» **What to produce**
Repeat exactly the lines of the entries below from the one with "Output the Python" through the one with "import plotly.graph_objects as go", both ends included, and nothing else.

» **Exercise data**
------
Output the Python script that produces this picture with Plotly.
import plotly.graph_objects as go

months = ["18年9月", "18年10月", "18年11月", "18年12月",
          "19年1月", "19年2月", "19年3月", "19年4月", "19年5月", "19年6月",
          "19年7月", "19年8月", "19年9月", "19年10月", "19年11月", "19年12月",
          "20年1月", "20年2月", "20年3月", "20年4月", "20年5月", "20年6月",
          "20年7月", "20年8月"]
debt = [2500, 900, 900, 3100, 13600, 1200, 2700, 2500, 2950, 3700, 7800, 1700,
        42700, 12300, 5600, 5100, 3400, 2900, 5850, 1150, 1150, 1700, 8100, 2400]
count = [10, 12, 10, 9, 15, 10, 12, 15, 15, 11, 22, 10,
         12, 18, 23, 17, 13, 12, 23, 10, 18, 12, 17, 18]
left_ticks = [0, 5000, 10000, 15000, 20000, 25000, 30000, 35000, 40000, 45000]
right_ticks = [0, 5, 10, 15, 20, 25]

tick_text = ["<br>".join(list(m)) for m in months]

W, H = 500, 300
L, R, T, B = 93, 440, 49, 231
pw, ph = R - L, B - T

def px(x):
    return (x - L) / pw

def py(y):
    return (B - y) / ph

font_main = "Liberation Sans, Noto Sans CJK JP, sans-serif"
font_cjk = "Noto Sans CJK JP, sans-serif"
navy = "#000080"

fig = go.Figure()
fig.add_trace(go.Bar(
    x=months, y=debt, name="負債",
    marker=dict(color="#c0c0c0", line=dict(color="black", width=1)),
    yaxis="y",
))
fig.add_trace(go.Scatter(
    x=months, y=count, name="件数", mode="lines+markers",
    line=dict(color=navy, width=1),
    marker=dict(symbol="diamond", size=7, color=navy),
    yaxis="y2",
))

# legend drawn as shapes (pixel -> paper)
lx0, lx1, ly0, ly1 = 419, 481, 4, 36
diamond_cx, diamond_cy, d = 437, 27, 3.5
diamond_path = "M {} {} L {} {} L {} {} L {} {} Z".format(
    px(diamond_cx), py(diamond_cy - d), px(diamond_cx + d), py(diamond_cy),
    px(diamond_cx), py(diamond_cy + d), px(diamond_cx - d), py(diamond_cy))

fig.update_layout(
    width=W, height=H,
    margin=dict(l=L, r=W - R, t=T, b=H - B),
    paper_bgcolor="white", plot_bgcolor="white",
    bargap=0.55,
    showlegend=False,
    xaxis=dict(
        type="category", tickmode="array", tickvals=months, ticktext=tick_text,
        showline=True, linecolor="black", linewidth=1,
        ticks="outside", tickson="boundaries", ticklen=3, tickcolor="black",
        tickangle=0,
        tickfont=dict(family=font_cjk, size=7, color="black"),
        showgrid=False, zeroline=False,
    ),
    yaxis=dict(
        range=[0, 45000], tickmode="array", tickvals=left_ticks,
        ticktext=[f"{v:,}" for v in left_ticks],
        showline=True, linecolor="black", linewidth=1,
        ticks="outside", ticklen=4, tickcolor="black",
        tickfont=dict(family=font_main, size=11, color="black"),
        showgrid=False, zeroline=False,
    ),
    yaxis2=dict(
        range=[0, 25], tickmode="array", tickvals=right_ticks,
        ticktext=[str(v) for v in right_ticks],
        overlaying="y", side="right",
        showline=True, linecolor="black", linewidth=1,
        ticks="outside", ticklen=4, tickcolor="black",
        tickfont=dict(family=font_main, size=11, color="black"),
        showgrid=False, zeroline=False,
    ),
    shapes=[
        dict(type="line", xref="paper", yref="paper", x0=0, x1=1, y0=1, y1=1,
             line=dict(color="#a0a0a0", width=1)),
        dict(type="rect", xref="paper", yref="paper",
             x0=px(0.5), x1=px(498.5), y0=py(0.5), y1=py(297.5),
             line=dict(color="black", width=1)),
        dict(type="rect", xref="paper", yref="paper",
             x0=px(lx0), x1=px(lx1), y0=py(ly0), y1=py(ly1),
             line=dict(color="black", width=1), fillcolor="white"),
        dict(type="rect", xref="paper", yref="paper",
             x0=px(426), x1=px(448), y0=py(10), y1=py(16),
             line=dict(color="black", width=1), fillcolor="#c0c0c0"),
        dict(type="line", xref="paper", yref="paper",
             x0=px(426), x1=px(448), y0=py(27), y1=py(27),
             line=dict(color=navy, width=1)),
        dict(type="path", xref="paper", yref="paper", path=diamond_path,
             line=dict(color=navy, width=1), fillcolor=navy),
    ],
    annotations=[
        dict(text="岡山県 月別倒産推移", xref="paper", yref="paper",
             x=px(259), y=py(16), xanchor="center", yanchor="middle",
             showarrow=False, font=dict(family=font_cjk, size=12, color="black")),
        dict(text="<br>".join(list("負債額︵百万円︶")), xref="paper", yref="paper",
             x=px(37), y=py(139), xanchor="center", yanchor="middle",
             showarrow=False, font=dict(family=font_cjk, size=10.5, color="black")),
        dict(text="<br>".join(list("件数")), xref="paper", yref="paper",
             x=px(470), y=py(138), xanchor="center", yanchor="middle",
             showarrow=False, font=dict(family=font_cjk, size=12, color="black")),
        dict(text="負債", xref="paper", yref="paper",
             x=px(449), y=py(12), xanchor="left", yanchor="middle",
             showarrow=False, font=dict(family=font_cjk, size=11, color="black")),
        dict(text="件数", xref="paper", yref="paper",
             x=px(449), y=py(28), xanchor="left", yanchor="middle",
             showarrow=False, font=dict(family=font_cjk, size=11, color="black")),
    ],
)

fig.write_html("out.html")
------
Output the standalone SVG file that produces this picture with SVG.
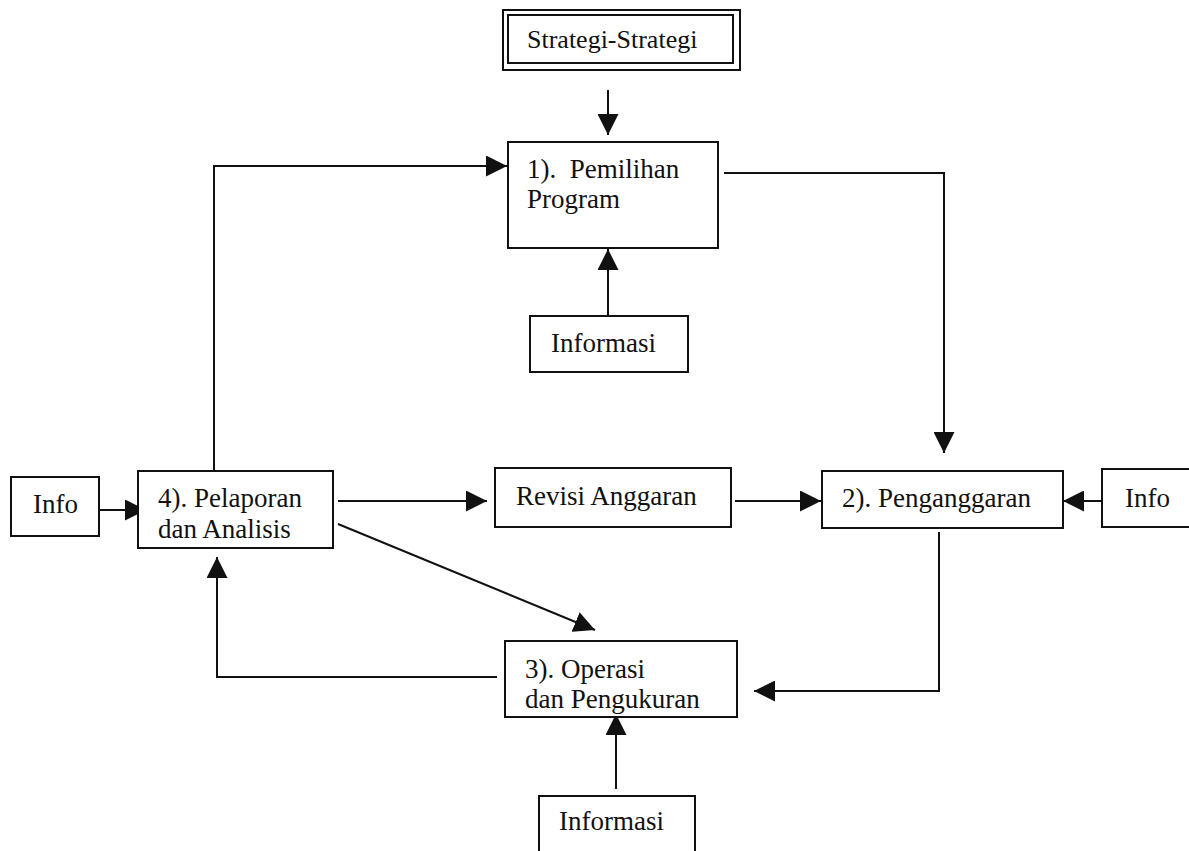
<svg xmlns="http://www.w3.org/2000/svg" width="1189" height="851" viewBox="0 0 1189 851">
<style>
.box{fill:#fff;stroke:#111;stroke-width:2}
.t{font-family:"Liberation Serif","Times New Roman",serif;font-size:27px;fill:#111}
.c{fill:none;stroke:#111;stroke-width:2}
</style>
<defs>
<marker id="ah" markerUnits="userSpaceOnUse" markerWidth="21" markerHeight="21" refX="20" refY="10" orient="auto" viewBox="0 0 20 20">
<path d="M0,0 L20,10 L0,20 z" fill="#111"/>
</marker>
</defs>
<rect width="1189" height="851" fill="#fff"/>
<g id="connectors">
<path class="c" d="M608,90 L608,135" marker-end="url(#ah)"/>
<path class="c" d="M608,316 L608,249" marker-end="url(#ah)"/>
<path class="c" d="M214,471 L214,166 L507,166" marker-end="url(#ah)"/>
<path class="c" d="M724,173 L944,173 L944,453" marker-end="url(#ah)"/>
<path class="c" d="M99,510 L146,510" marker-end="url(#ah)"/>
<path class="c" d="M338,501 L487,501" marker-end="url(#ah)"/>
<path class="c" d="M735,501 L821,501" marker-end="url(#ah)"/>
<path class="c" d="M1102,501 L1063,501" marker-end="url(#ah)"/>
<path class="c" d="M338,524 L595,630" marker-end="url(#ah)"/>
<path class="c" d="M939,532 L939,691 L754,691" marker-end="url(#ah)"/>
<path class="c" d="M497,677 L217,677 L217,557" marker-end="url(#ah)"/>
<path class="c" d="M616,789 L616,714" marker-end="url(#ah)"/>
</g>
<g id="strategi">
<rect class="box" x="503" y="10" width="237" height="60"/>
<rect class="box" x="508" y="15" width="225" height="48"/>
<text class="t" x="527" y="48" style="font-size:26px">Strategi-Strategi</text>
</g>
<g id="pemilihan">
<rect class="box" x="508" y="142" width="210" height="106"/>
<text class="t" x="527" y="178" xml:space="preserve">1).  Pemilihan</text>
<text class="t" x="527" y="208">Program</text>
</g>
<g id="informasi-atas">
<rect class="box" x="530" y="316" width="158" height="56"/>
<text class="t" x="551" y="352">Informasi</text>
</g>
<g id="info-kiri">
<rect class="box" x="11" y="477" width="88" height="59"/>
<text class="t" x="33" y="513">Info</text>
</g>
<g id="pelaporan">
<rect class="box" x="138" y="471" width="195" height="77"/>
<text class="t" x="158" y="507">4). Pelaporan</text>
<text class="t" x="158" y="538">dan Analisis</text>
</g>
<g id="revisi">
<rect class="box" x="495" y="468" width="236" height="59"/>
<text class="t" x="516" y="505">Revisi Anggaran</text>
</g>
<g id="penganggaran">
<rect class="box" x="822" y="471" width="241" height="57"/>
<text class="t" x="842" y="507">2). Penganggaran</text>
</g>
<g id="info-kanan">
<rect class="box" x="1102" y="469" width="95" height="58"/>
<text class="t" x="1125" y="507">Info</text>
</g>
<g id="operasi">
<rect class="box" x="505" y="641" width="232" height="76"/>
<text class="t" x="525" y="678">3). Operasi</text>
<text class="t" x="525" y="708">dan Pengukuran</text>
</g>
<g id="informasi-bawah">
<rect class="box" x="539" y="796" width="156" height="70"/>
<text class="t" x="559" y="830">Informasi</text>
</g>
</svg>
------
» **Written response**
Output the Python script that produces this picture with Plotly.
import plotly.graph_objects as go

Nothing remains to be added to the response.